• [Data to use]:
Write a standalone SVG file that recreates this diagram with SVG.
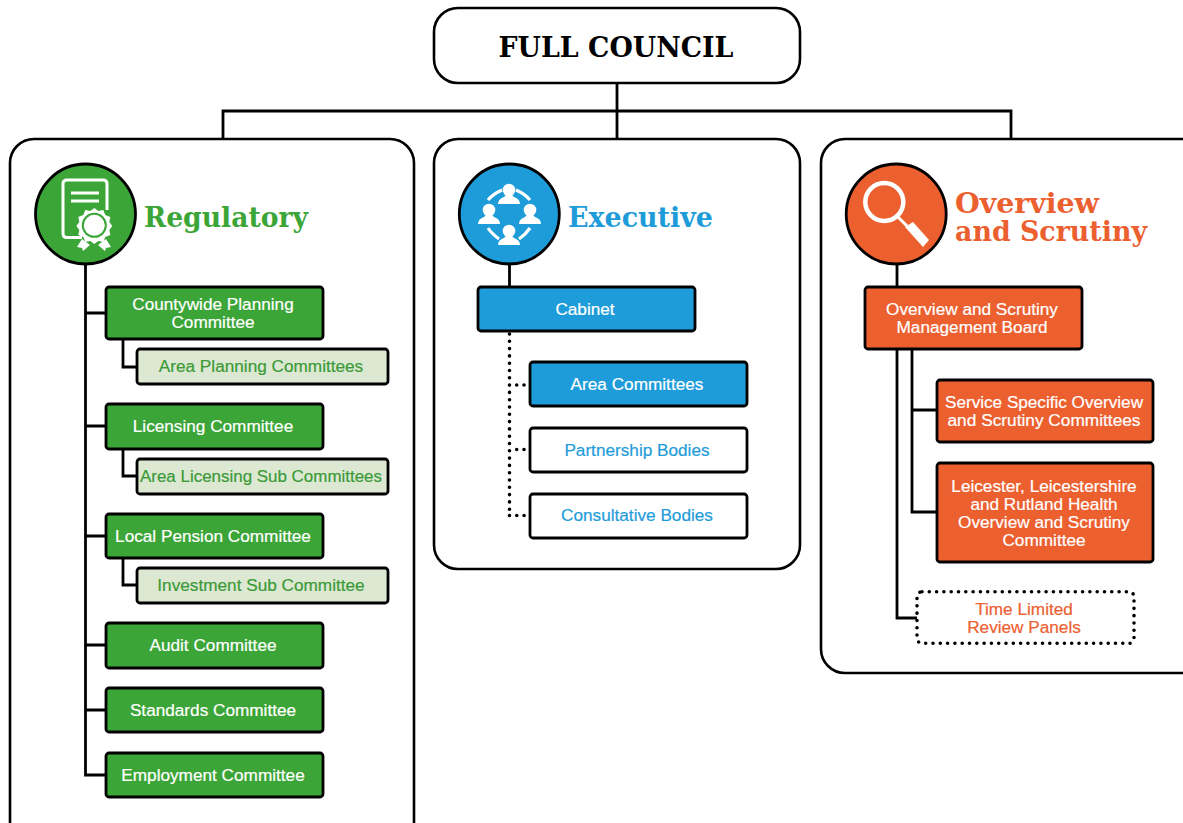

==

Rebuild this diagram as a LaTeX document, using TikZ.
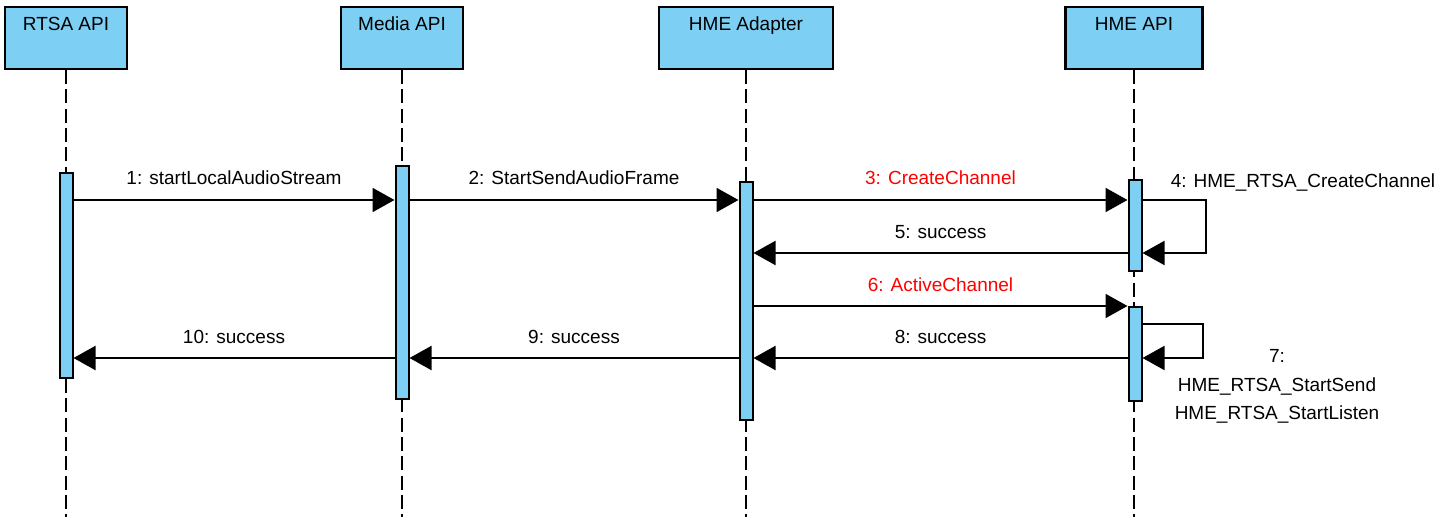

...

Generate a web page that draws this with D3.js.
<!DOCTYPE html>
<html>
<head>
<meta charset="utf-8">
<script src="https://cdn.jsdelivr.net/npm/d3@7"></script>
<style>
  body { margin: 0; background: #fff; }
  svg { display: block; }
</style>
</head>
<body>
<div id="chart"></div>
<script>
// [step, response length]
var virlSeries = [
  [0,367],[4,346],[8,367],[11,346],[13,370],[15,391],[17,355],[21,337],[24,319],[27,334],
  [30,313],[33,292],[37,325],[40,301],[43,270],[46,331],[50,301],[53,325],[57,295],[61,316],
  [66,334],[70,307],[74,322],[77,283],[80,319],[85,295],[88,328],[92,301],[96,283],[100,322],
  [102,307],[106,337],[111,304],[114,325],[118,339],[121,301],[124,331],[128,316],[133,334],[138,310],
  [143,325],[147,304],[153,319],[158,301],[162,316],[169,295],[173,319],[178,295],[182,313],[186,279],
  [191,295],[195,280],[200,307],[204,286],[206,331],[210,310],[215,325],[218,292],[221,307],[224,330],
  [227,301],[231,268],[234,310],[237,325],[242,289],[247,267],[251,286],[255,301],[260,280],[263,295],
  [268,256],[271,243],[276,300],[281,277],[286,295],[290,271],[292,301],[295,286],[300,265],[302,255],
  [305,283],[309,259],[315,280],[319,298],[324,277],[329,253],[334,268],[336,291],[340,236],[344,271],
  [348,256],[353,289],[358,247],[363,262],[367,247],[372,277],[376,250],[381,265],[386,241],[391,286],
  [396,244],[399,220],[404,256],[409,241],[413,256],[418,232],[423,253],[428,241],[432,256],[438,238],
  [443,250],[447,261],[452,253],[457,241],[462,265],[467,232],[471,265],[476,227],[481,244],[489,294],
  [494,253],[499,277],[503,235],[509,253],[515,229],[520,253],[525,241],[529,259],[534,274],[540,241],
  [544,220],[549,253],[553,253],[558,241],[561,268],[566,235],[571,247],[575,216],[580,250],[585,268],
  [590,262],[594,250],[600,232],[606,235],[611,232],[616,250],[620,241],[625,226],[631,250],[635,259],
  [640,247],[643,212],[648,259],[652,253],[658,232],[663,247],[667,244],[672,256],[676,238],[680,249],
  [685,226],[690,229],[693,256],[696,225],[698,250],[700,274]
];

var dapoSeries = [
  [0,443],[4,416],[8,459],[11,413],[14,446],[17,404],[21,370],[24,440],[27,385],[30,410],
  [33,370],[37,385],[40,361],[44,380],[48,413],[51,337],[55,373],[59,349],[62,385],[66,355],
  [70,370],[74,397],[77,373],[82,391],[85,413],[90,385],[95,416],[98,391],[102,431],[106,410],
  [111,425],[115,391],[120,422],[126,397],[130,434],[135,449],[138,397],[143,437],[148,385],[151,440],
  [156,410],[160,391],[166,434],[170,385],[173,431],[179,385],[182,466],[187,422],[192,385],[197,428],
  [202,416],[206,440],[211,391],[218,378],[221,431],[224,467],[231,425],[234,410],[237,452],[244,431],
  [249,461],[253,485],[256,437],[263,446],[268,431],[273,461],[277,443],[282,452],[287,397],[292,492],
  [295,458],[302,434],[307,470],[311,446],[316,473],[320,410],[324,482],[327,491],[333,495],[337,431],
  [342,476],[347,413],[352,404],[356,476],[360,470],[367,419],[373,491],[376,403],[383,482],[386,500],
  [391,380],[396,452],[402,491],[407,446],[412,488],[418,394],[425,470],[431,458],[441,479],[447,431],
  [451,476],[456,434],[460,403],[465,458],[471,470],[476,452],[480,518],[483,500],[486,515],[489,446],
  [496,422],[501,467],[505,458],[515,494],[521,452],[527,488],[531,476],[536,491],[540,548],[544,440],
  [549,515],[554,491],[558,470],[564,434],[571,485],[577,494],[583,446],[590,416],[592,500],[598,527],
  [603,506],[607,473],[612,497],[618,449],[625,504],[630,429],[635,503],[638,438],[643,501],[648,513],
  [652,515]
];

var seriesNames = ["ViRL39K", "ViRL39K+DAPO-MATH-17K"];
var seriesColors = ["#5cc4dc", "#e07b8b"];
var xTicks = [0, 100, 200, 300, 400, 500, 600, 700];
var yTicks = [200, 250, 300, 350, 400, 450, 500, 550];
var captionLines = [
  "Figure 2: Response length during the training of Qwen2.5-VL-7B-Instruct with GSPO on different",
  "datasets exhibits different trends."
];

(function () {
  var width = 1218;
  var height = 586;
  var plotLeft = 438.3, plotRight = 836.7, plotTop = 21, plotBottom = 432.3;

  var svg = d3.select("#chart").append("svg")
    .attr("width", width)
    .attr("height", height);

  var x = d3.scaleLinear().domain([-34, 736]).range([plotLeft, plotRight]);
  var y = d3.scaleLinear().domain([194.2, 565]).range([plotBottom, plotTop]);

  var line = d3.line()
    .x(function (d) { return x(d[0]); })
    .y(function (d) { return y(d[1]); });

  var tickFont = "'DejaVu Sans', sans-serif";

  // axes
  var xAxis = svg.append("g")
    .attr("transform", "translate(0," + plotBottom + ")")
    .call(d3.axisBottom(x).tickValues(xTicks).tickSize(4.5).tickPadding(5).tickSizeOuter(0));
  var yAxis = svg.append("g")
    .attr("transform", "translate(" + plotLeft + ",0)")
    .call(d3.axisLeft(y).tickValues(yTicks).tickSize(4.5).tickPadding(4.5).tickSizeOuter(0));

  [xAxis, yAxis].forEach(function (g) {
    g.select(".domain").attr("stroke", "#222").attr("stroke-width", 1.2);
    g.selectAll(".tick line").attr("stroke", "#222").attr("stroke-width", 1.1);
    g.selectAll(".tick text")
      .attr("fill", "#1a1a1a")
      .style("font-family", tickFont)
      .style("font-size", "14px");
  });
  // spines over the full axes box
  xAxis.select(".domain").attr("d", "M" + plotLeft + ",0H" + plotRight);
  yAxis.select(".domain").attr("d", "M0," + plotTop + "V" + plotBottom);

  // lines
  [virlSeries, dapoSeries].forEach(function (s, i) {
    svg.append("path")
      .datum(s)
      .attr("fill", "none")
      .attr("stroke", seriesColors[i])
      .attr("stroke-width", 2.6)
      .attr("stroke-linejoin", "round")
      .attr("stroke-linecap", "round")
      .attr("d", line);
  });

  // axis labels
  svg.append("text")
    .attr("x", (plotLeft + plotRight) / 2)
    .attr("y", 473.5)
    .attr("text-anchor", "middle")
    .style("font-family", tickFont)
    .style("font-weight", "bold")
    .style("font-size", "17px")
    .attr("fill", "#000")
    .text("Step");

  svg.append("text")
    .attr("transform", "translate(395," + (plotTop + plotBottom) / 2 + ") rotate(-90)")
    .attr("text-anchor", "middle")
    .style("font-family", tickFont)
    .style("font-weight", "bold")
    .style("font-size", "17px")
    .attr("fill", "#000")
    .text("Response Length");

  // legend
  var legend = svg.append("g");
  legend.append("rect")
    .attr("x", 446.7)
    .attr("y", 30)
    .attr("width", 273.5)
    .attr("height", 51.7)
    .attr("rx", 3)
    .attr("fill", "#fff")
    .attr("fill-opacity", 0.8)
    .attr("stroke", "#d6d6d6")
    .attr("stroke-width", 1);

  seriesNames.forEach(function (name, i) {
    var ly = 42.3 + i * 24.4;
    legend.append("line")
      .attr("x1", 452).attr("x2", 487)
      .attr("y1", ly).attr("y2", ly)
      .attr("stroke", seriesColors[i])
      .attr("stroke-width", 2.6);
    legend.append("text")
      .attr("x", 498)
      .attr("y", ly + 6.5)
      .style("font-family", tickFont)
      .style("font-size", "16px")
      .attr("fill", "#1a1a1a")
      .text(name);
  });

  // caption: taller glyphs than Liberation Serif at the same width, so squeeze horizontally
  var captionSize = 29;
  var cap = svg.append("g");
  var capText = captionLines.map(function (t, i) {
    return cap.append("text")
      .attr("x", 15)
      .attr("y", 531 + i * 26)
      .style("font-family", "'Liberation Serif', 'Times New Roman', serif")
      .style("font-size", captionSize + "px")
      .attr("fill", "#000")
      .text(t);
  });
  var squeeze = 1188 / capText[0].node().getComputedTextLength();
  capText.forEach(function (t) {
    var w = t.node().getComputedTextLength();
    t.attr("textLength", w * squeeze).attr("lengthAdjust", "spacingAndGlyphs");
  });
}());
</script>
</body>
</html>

• [Task objective]:
Write down only how many lines in the listing contain the word "diagram".

• [Final result]:
2